Contrary to the notion of a stop-gap God, for whom there remains little or no room, the Catholic holds up the exact opposite: the Creator who upholds the universe. For the believer, our comprehension of science only further demonstrates His existence because creation is imbued with intelligibility. The universe is rational. It is reasonable, spoken into existence by the very Word of our Creator. And reason, balanced with faith, is a gift that has been given to us.

Pope Benedict XVI recently said of Galileo:
The great Galileo said that God wrote the book of nature in the form of the language of mathematics. He was convinced that God has given us two books: the book of Sacred Scripture and the book of nature. And the language of nature – this was his conviction – is mathematics, so it is a language of God, a language of the Creator.

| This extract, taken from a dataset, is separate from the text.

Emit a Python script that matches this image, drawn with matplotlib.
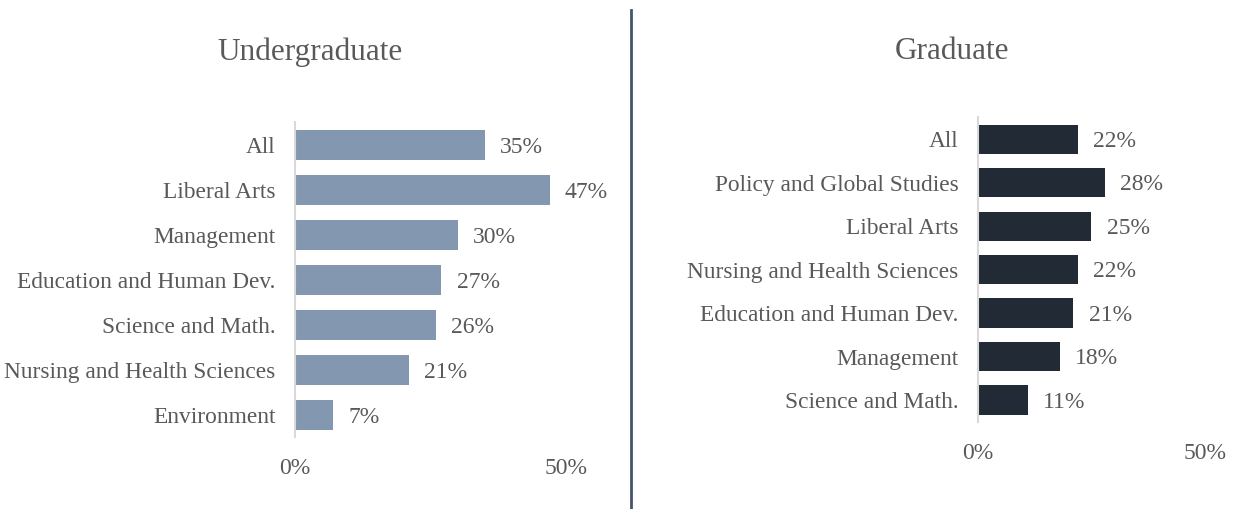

In his book, Chance or Purpose: Creation, Evolution, and a Rational Faith, Christoph Cardinal Schönborn, O.P. summarizes it thusly in the chapter titled, He upholds the universe by his word of power (Heb. 1:3):
A great deal that was previously incomprehensible in natural processes, because we did not know how to explain it, can be explained today through scientific research and has thereby become comprehensible... The more that is explained, the less there remains that is inexplicable. Is the "room" for God becoming steadily "smaller"? It is no wonder that Der Spiegel closes the article ["God versus Darwin: a religious war over evolution"] with the words, "It's becoming cramped for the creator."

Yet belief in the Creator does not begin at the point where we do not yet know something, but precisely where we do know very well. The proper approach is to look at what we already know today. That, thank God, is a great deal. We are not looking where there is still something unexplained to see if there is still room for God, but looking at what we know and asking, "What is this based on?"
Indeed, that is the question we should be asking. And this is why it is false to assert that only science and reason alone are enough or sufficient for man or for civilization. After all, science can also be used to justify extraordinary horrors and offenses against the dignity of the human person.